Where random blossoms in bright bursts of color catch my attention… My thoughts meander, and my heart expands. Welcome to my garden.

I’m starting to realize that a reason I have struggled to get my book finished is because I have ADD. So many things are interesting to me. And I’ve had the good fortune of being able to learn things quickly and to gain confidence and skill rapidly. Along the way of living my life I have mastered many disparate skills, and excelled at several wildly different careers. Yet, I’ve never felt I have done anything that has really amounted to much. I’ve often tried to find my one purpose. My one passion. But I have so many passions that I get overwhelmed. Sometimes I’ll do a little bit of some thing and then a little bit of something else, and then get excited about something altogether different. It’s been a challenge to get things completed, or to stick with one thing long enough to call it my true path.

This is certainly true with trying to write a book. First of all, which book is it that I want to write? A guide with key self help points for women who are in transition in their lives? A coffee table art book with poetry and collage to illustrate the fundamentals of astrology and universal cycles of change in a gorgeous and inspiring way? An autobiography with yet another account of rising from the ashes of the dysfunction of the Deep South in the 1970’s? Second, where do I want to start on that book? Do I make an outline and then tackle chapter by chapter? Do I write where the flow takes me and then see how it fits in? Do I cite references as I go along, or do I do that on another pass through? Ugh. Each time I get started, I get discouraged. I think I don’t know enough. I better do some more research. Then something else captures my attention and I’m off in another direction. It can be very frustrating. So I’m choosing now to allow myself a space, a place, to let my thoughts meander, to practice each day just following the thought of the moment. And to practice some skills in the task of writing. I’m learning dictation and I’m learning blogging. Editing and tagging, and uploading to social platforms. This way I hope to gather the skills that I need to put it all together and create, finally, my book(s).

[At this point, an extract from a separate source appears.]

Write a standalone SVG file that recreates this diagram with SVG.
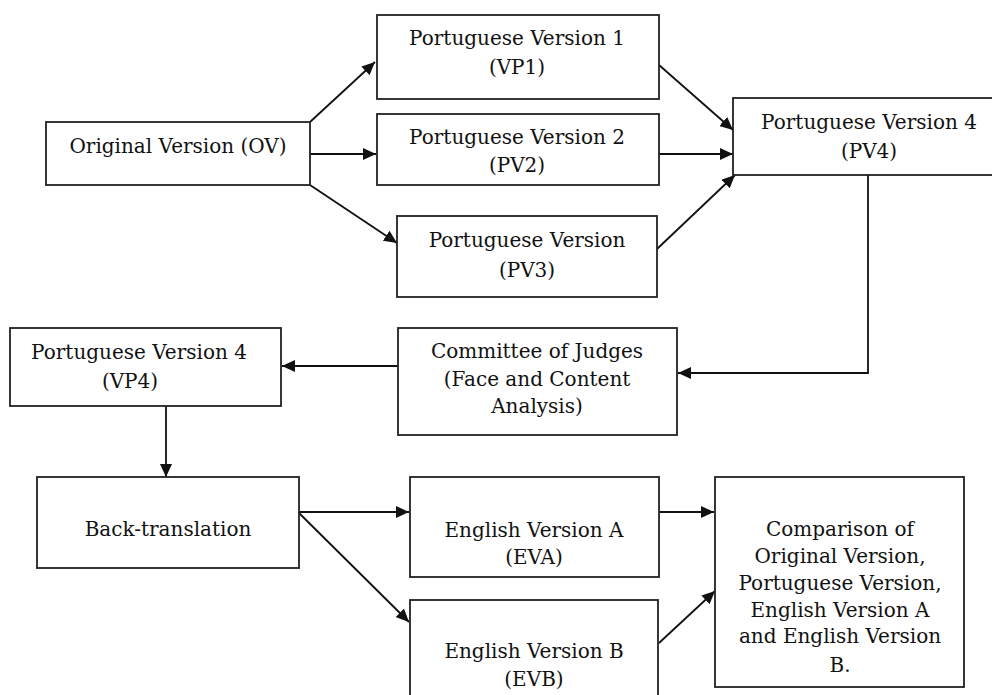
<svg xmlns="http://www.w3.org/2000/svg" width="992" height="695" viewBox="0 0 992 695">
<defs>
<marker id="ah" markerUnits="userSpaceOnUse" markerWidth="14" markerHeight="12" refX="13" refY="6" orient="auto">
<path d="M0,0 L13,6 L0,12 Z" fill="#111"/>
</marker>
<style>
.box{fill:#fff;stroke:#222;stroke-width:1.8}
.t{font-family:'DejaVu Serif',serif;font-size:20px;fill:#111;text-anchor:middle}
.c{fill:none;stroke:#111;stroke-width:1.8}
</style>
</defs>
<rect width="992" height="695" fill="#fff"/>
<g id="connectors">
<line class="c" x1="310" y1="122" x2="375" y2="62" marker-end="url(#ah)"/>
<line class="c" x1="310" y1="154" x2="376" y2="154" marker-end="url(#ah)"/>
<line class="c" x1="310" y1="185" x2="397" y2="243" marker-end="url(#ah)"/>
<line class="c" x1="659" y1="65" x2="733" y2="130" marker-end="url(#ah)"/>
<line class="c" x1="659" y1="154" x2="733" y2="154" marker-end="url(#ah)"/>
<line class="c" x1="657" y1="249" x2="735" y2="175" marker-end="url(#ah)"/>
<polyline class="c" points="868,175 868,373 678,373" marker-end="url(#ah)"/>
<line class="c" x1="398" y1="366" x2="282" y2="366" marker-end="url(#ah)"/>
<line class="c" x1="166" y1="406" x2="166" y2="477" marker-end="url(#ah)"/>
<line class="c" x1="299" y1="512" x2="409" y2="512" marker-end="url(#ah)"/>
<line class="c" x1="299" y1="513" x2="409" y2="622" marker-end="url(#ah)"/>
<line class="c" x1="659" y1="512" x2="714" y2="512" marker-end="url(#ah)"/>
<line class="c" x1="659" y1="643" x2="715" y2="591" marker-end="url(#ah)"/>
</g>
<g id="ov">
<rect class="box" x="46" y="122" width="264" height="63"/>
<text class="t" x="178" y="153">Original Version (OV)</text>
</g>
<g id="pv1">
<rect class="box" x="377" y="15" width="282" height="84"/>
<text class="t" x="517" y="45">Portuguese Version 1</text>
<text class="t" x="517" y="74">(VP1)</text>
</g>
<g id="pv2">
<rect class="box" x="377" y="114" width="282" height="71"/>
<text class="t" x="517" y="144">Portuguese Version 2</text>
<text class="t" x="517" y="172">(PV2)</text>
</g>
<g id="pv3">
<rect class="box" x="397" y="216" width="260" height="81"/>
<text class="t" x="527" y="247">Portuguese Version</text>
<text class="t" x="527" y="277">(PV3)</text>
</g>
<g id="pv4">
<rect class="box" x="733" y="98" width="273" height="77"/>
<text class="t" x="869" y="129">Portuguese Version 4</text>
<text class="t" x="869" y="158">(PV4)</text>
</g>
<g id="committee">
<rect class="box" x="398" y="328" width="279" height="107"/>
<text class="t" x="537" y="358">Committee of Judges</text>
<text class="t" x="537" y="386">(Face and Content</text>
<text class="t" x="537" y="413">Analysis)</text>
</g>
<g id="vp4">
<rect class="box" x="10" y="328" width="271" height="78"/>
<text class="t" x="139" y="359">Portuguese Version 4</text>
<text class="t" x="130" y="388">(VP4)</text>
</g>
<g id="backtranslation">
<rect class="box" x="37" y="477" width="262" height="91"/>
<text class="t" x="168" y="536">Back-translation</text>
</g>
<g id="eva">
<rect class="box" x="410" y="477" width="249" height="100"/>
<text class="t" x="534" y="537">English Version A</text>
<text class="t" x="534" y="564">(EVA)</text>
</g>
<g id="evb">
<rect class="box" x="410" y="600" width="248" height="110"/>
<text class="t" x="534" y="658">English Version B</text>
<text class="t" x="534" y="686">(EVB)</text>
</g>
<g id="comparison">
<rect class="box" x="715" y="477" width="249" height="210"/>
<text class="t" x="840" y="536">Comparison of</text>
<text class="t" x="840" y="563">Original Version,</text>
<text class="t" x="840" y="590">Portuguese Version,</text>
<text class="t" x="840" y="617">English Version A</text>
<text class="t" x="840" y="643">and English Version</text>
<text class="t" x="840" y="672">B.</text>
</g>
</svg>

A while back, I think in 2015, I heard a podcast where Elizabeth Gilbert said that she had stopped telling people, “Just follow your passion.“ She realized that for some percentage of the population, maybe 10%, maybe 40%, that was a very discouraging thing to be told. So many of us have been looking around, trying to discover what our true passion is. Trying to discern where we could best appropriately put our love and our attention and our finances and our study, so that we could offer our special gift to the world. To people like me, who find so much pleasure in so many different directions, that mandate was very daunting and ultimately impossible to pursue. So she said she’s changed how she talks to people now. She says, “Follow your curiosity”.

This blog will help me journal and report upon the various paths my curiosity takes me as I try to get my life in order.